Stop the illegal killing of wildlife. It’s not climate change that kills hen harriers and eagles, kites and buzzards.

Save the wildcat by investing in its future and introducing animals from Europe (and stop calling it the Highland Tiger, it’s nothing of the kind).

Give beavers their head instead of shooting them and exporting them to England or anywhere else. Restore them to their historic territories. They are masters of creating, restoring and expanding wetland, mitigating flooding, and contributing immensely to biodiversity.

Reintroduce the wolf. It’s the key that unlocks everything else in nature. It’s in every other country in Europe and it belongs here, too.

Let nature move freely again

And yes, I know, politics doesn’t work that way. But none of these 10 proposals is difficult to put into practice, and they would assist the cause of biodiversity immeasurably. Climate change and its consequences require the endeavours of every parliament on Earth, but there is much we can do right now to give nature its head. And that is all we have to do. Restore the obstacles our species has put in nature’s path so nature can move freely.

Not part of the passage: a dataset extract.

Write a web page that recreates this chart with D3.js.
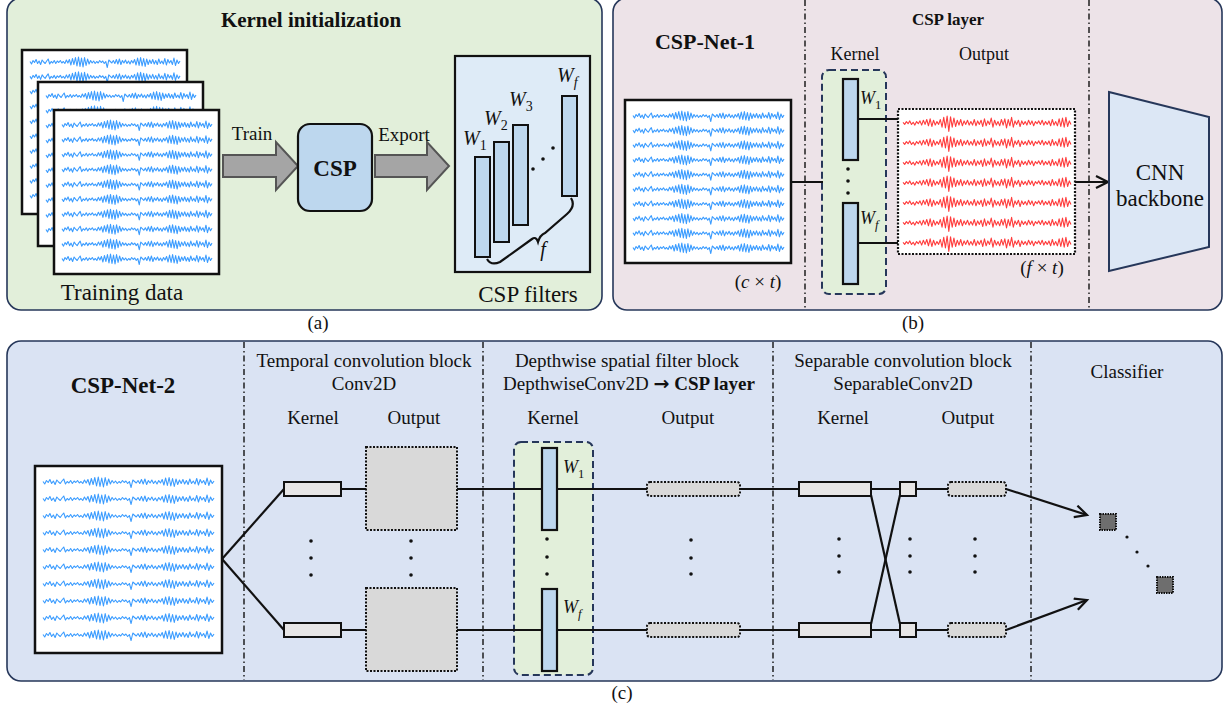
<!DOCTYPE html>
<html>
  <head>
    <meta charset="utf-8">
    <title>CSP-Net overview</title>
    <script src="https://d3js.org/d3.v7.min.js"></script>
    <style>
      body { margin: 0; background: #fff; }
      svg text { fill: #111; }
    </style>
  </head>
  <body>
    <svg id="chart" width="1232" height="710" font-family="'Liberation Serif', 'Times New Roman', 'DejaVu Serif', serif"></svg>
    <script>
      // ---- data ----
      // hand-read EEG-like trace (one row, normalised -1..1), repeated for every channel row
      var blueWave = [
        0.1,-0.4,0.3,-0.1,0.5,-0.3,0.2,-0.5,0.4,0.0,
        -0.3,0.2,0.6,-0.4,0.1,-0.2,0.3,-0.3,0.2,-0.1,
        0.3,-0.2,0.1,-0.3,0.4,-0.2,0.5,-0.6,0.7,-0.5,
        0.9,-0.8,1.0,-0.9,0.8,-1.0,0.9,-0.7,0.6,-0.4,
        0.3,-0.2,0.2,-0.3,0.1,-0.2,0.3,-0.1,0.2,-0.3,
        0.1,-1.1,0.4,0.1,-0.2,0.3,-0.3,0.5,-0.4,0.6,
        -0.5,0.3,-0.2,0.4,-0.3,0.2,-0.4,0.3,-0.2,0.5,
        -0.6,0.8,-0.7,0.9,-0.8,0.7,-0.9,0.6,-0.5,0.4,
        -0.3,0.5,-0.4,0.3,-0.5,0.6,-0.3,0.2,-0.4,0.7,
        -0.6,0.5,-0.2,0.3,-0.5,0.8,-0.7,0.4,-0.3,0.2
      ];
      var redWave = [
        0.1,-0.2,0.2,-0.1,0.3,-0.2,0.1,-0.3,0.2,-0.1,
        0.3,-0.3,0.4,-0.2,0.5,-0.4,0.6,-0.5,0.4,-0.3,
        0.2,-0.2,0.5,-0.6,0.8,-0.7,1.0,-1.2,0.9,-0.6,
        0.7,-0.5,0.4,-0.3,0.5,-0.4,0.3,-0.2,0.4,-0.3,
        0.2,-0.3,0.5,-0.4,0.3,-0.2,0.4,-0.5,0.6,-0.4,
        0.3,-0.2,0.7,-0.6,0.4,-0.3,0.2,-0.4,0.5,-0.3,
        0.6,-0.7,0.5,-0.4,0.8,-0.6,0.3,-0.2,0.4,-0.5,
        0.3,-0.2,0.2,-0.3,0.4,-0.2,0.3,-0.4,0.2,-0.1,
        0.3,-0.2,0.4,-0.3,0.2,-0.2,0.3,-0.4,0.5,-0.3,
        0.2,-0.4,0.6,-0.5,0.7,-0.6,0.8,-0.5,0.3,-0.2
      ];
      var panelLabels = ["(a)", "(b)", "(c)"];
      var panelATexts = ["Kernel initialization", "Train", "Export", "CSP", "Training data", "CSP filters"];
      var filterSubs = ["1", "2", "3", "f"];
      var panelBTexts = ["CSP-Net-1", "CSP layer", "Kernel", "Output", "CNN", "backbone"];
      var blockTitles = [
        ["Temporal convolution block", "Conv2D"],
        ["Depthwise spatial filter block", "DepthwiseConv2D "],
        ["Separable convolution block", "SeparableConv2D"],
        ["Classifier"]
      ];
      var colLabels = ["Kernel", "Output"];

      var svg = d3.select("#chart");
      var defs = svg.append("defs");
      defs.append("marker")
          .attr("id", "openArrow")
          .attr("markerUnits", "userSpaceOnUse")
          .attr("markerWidth", 16).attr("markerHeight", 16)
          .attr("refX", 13).attr("refY", 7)
          .attr("orient", "auto")
        .append("path")
          .attr("d", "M1,1 L13,7 L1,13")
          .attr("fill", "none").attr("stroke", "#111").attr("stroke-width", 2.2);

      var line = d3.line();

      function panel(x, y, w, h, fill) {
        svg.append("rect")
          .attr("x", x).attr("y", y).attr("width", w).attr("height", h)
          .attr("rx", 14)
          .attr("fill", fill).attr("stroke", "#26375a").attr("stroke-width", 1.6);
      }
      function divider(x, y0, y1) {
        svg.append("line")
          .attr("x1", x).attr("x2", x).attr("y1", y0).attr("y2", y1)
          .attr("stroke", "#111").attr("stroke-width", 1.4)
          .attr("stroke-dasharray", "6,3,1.5,3");
      }
      function label(txt, x, y, size, bold, g) {
        return (g || svg).append("text")
          .attr("x", x).attr("y", y)
          .attr("text-anchor", "middle")
          .attr("font-size", size)
          .attr("font-weight", bold ? "bold" : "normal")
          .text(txt);
      }
      function box(x, y, w, h, fill, opts) {
        opts = opts || {};
        return svg.append("rect")
          .attr("x", x).attr("y", y).attr("width", w).attr("height", h)
          .attr("rx", opts.rx || 0)
          .attr("fill", fill)
          .attr("stroke", opts.stroke || "#111")
          .attr("stroke-width", opts.sw || 2)
          .attr("stroke-dasharray", opts.dash || null);
      }
      function seg(x1, y1, x2, y2, sw, arrow) {
        svg.append("path")
          .attr("d", line([[x1, y1], [x2, y2]]))
          .attr("stroke", "#111").attr("stroke-width", sw || 2).attr("fill", "none")
          .attr("marker-end", arrow ? "url(#openArrow)" : null);
      }
      function dot(x, y, r) {
        svg.append("circle").attr("cx", x).attr("cy", y).attr("r", r || 1.8).attr("fill", "#111");
      }
      function vdots(x, ys) { ys.forEach(function(y) { dot(x, y); }); }
      function signals(x0, x1, rowTop, rowBottom, nRows, wave, amp, color) {
        var xs = d3.scaleLinear().domain([0, wave.length - 1]).range([x0, x1]);
        var rows = d3.scaleLinear().domain([0, nRows - 1]).range([rowTop, rowBottom]);
        d3.range(nRows).forEach(function(r) {
          var ys = d3.scaleLinear().domain([-1, 1]).range([rows(r) + amp, rows(r) - amp]);
          svg.append("path")
            .attr("d", line(wave.map(function(v, i) { return [xs(i), ys(v)]; })))
            .attr("fill", "none").attr("stroke", color).attr("stroke-width", 1.1)
            .attr("stroke-linejoin", "round");
        });
      }
      function wLabel(x, y, sub, size) {
        var t = svg.append("text").attr("x", x).attr("y", y).attr("font-size", size || 18);
        t.append("tspan").attr("font-style", "italic").text("W");
        t.append("tspan").attr("font-size", (size || 18) * 0.7).attr("dy", 5)
          .attr("font-style", sub === "f" ? "italic" : "normal").text(sub);
      }
      function mathDim(x, y, a) {
        var t = svg.append("text").attr("x", x).attr("y", y).attr("font-size", 19).attr("text-anchor", "middle");
        t.append("tspan").text("(");
        t.append("tspan").attr("font-style", "italic").text(a);
        t.append("tspan").text(" × ");
        t.append("tspan").attr("font-style", "italic").text("t");
        t.append("tspan").text(")");
      }
      function blockArrow(x0, xHead, xTip, cy) {
        svg.append("path")
          .attr("d", line([[x0, cy - 11], [xHead, cy - 11], [xHead, cy - 24], [xTip, cy],
                           [xHead, cy + 24], [xHead, cy + 11], [x0, cy + 11]]) + "Z")
          .attr("fill", "#a5a5a5").attr("stroke", "#555").attr("stroke-width", 2);
      }

      // ===== panel (a) =====
      panel(7, -2, 595, 312, "#e2efda");
      label(panelATexts[0], 311, 27, 21, true);
      [[22, 50], [38, 82], [54, 110]].forEach(function(p, i) {
        box(p[0], p[1], 165, 164, "#fff", { sw: 2.5 });
        var top = [62, 96, 125][i];
        signals(p[0] + 8, p[0] + 158, top, top + 134, 10, blueWave, 5, "#3b9cff");
      });
      label(panelATexts[4], 122, 300, 23);
      blockArrow(223, 276, 298, 166);
      label(panelATexts[1], 252, 140, 19);
      box(298, 124, 74, 87, "#bdd7ee", { rx: 12, sw: 2.2 });
      label(panelATexts[3], 335, 176, 23, true);
      blockArrow(375, 427, 449, 166);
      label(panelATexts[2], 404, 141, 19);
      box(455, 56, 135, 216, "#deebf7", { sw: 2.2 });
      var filterBars = [[475, 157], [494, 142], [513, 125], [562, 96]];
      var filterLab = [[463, 145], [484, 125], [509, 106], [557, 82]];
      filterBars.forEach(function(b, i) {
        box(b[0], b[1], 15, 100, "#bdd7ee", { sw: 2 });
        wLabel(filterLab[i][0], filterLab[i][1], filterSubs[i], 20);
      });
      dot(533, 169); dot(543, 159); dot(553, 148);
      svg.append("path")
        .attr("d", "M487,259 Q491,266 500,262 L532,239 Q536,236 538,242 Q540,235 545,233 L567,214 Q576,206 571,198")
        .attr("fill", "none").attr("stroke", "#111").attr("stroke-width", 2.2);
      svg.append("text").attr("x", 543).attr("y", 256).attr("font-size", 20)
        .attr("font-style", "italic").attr("text-anchor", "middle").text("f");
      label(panelATexts[5], 528, 302, 23);
      label(panelLabels[0], 318, 329, 19);

      // ===== panel (b) =====
      panel(613, -2, 609, 312, "#ede3e8");
      divider(805, 0, 310);
      divider(1089, 0, 310);
      label(panelBTexts[0], 705, 49, 22, true);
      box(625, 100, 166, 163, "#fff", { sw: 2.5 });
      signals(633, 784, 116, 248, 10, blueWave, 5, "#3b9cff");
      mathDim(758, 288, "c");
      label(panelBTexts[1], 948, 25, 17, true);
      label(panelBTexts[2], 855, 60, 18);
      label(panelBTexts[3], 984, 60, 18);
      box(822, 70, 64, 224, "#e2efda", { rx: 7, sw: 2, stroke: "#26375a", dash: "7,4" });
      seg(791, 182, 823, 182, 2);
      seg(857, 119, 899, 119, 2);
      seg(857, 243, 899, 243, 2);
      box(843, 79, 15, 81, "#bdd7ee", { sw: 2.2 });
      box(843, 203, 15, 81, "#bdd7ee", { sw: 2.2 });
      vdots(848, [169, 181, 193]);
      wLabel(860, 104, "1", 18);
      wLabel(860, 224, "f", 18);
      box(898, 109, 177, 145, "#fff", { sw: 2.2, dash: "2,1.5" });
      signals(903, 1071, 123, 243, 7, redWave, 7, "#ff3c3c");
      mathDim(1042, 274, "f");
      seg(1075, 182, 1108, 182, 2, true);
      svg.append("path")
        .attr("d", line([[1109, 92], [1209, 117], [1209, 247], [1109, 271]]) + "Z")
        .attr("fill", "#dce7f5").attr("stroke", "#26375a").attr("stroke-width", 2);
      label(panelBTexts[4], 1160, 180, 23);
      label(panelBTexts[5], 1160, 206, 23);
      label(panelLabels[1], 913, 329, 19);

      // ===== panel (c) =====
      panel(7, 341, 1215, 340, "#dae3f3");
      [244, 483, 773, 1031].forEach(function(x) { divider(x, 342, 680); });
      label("CSP-Net-2", 123, 393, 23, true);
      box(35, 466, 187, 187, "#fff", { sw: 2.5 });
      signals(43, 214, 482, 635, 10, blueWave, 5, "#3b9cff");
      var yTop = 489, yBot = 630;
      seg(222, 559, 284, yTop, 2.2);
      seg(222, 559, 284, yBot, 2.2);

      // temporal block
      label(blockTitles[0][0], 364, 367, 19);
      label(blockTitles[0][1], 364, 390, 19);
      label(colLabels[0], 313, 424, 19);
      label(colLabels[1], 414, 424, 19);
      [yTop, yBot].forEach(function(y) {
        seg(341, y, 366, y, 2);
        seg(457, y, 800, y, 2);
        box(284, y - 7, 57, 14, "#e7e6e6", { sw: 2 });
        box(366, y - 42, 91, 83, "#d9d9d9", { sw: 2, dash: "2,1.5" });
      });
      vdots(311, [541, 558, 575]);
      vdots(411, [541, 558, 575]);

      // depthwise block
      label(blockTitles[1][0], 627, 367, 19);
      var t3 = label(blockTitles[1][1], 629, 390, 19);
      t3.append("tspan").attr("font-weight", "bold").attr("font-family", "'DejaVu Sans', sans-serif").text("→");
      t3.append("tspan").attr("font-weight", "bold").text(" CSP layer");
      label(colLabels[0], 553, 424, 19);
      label(colLabels[1], 688, 424, 19);
      box(514, 442, 79, 233, "#e2efda", { rx: 7, sw: 2, stroke: "#26375a", dash: "7,4" });
      [yTop, yBot].forEach(function(y) {
        seg(457, y, 542, y, 2);
        seg(557, y, 648, y, 2);
        box(542, y - 41, 15, 82, "#bdd7ee", { sw: 2.2 });
        box(647, y - 7, 93, 14, "#d9d9d9", { rx: 3, sw: 2, dash: "2,1.5" });
      });
      wLabel(563, 473, "1", 18);
      wLabel(563, 613, "f", 18);
      vdots(547, [539, 557, 574]);
      vdots(691, [540, 558, 574]);

      // separable block
      label(blockTitles[2][0], 903, 367, 19);
      label(blockTitles[2][1], 903, 390, 19);
      label(colLabels[0], 843, 424, 19);
      label(colLabels[1], 968, 424, 19);
      seg(740, yTop, 800, yTop, 2);
      seg(740, yBot, 800, yBot, 2);
      seg(871, yTop + 6, 900, yBot - 6, 2.2);
      seg(871, yBot - 6, 900, yTop + 6, 2.2);
      [yTop, yBot].forEach(function(y) {
        seg(871, y, 900, y, 2);
        seg(916, y, 948, y, 2);
        box(799, y - 7, 72, 14, "#e7e6e6", { sw: 2 });
        box(900, y - 7, 16, 14, "#e7e6e6", { sw: 2 });
        box(948, y - 7, 58, 14, "#d9d9d9", { rx: 3, sw: 2, dash: "2,1.5" });
      });
      vdots(839, [539, 556, 572]);
      vdots(910, [539, 556, 572]);
      vdots(975, [539, 556, 572]);
      seg(1006, yTop, 1087, 515, 2.2, true);
      seg(1006, yBot, 1087, 600, 2.2, true);

      // classifier
      label(blockTitles[3][0], 1127, 378, 19);
      box(1100, 514, 16, 16, "#6e6e6e", { sw: 2, dash: "1.5,1" });
      box(1157, 577, 16, 16, "#6e6e6e", { sw: 2, dash: "1.5,1" });
      dot(1127, 537, 1.6); dot(1137, 552, 1.6); dot(1148, 566, 1.6);
      label(panelLabels[2], 622, 699, 19);
    </script>
  </body>
</html>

We forget that we are nature ourselves. We are just one of nature’s species. But our society and the demands of its perceived economic needs, are destructive of nature. It is inevitable, therefore, that by harming nature we harm ourselves. Flooding, wildfires, heatwaves, snowless winters… they all compromise our wellbeing.

An opportunity was lost in the Scottish Parliament last week. The environment secretary described the motion as “overburdened”. But it’s nature that is overburdened, and the burden has been put there by us. The Scottish Parliament just made it a little bit heavier.

Politics and nature, they never mix well, do they?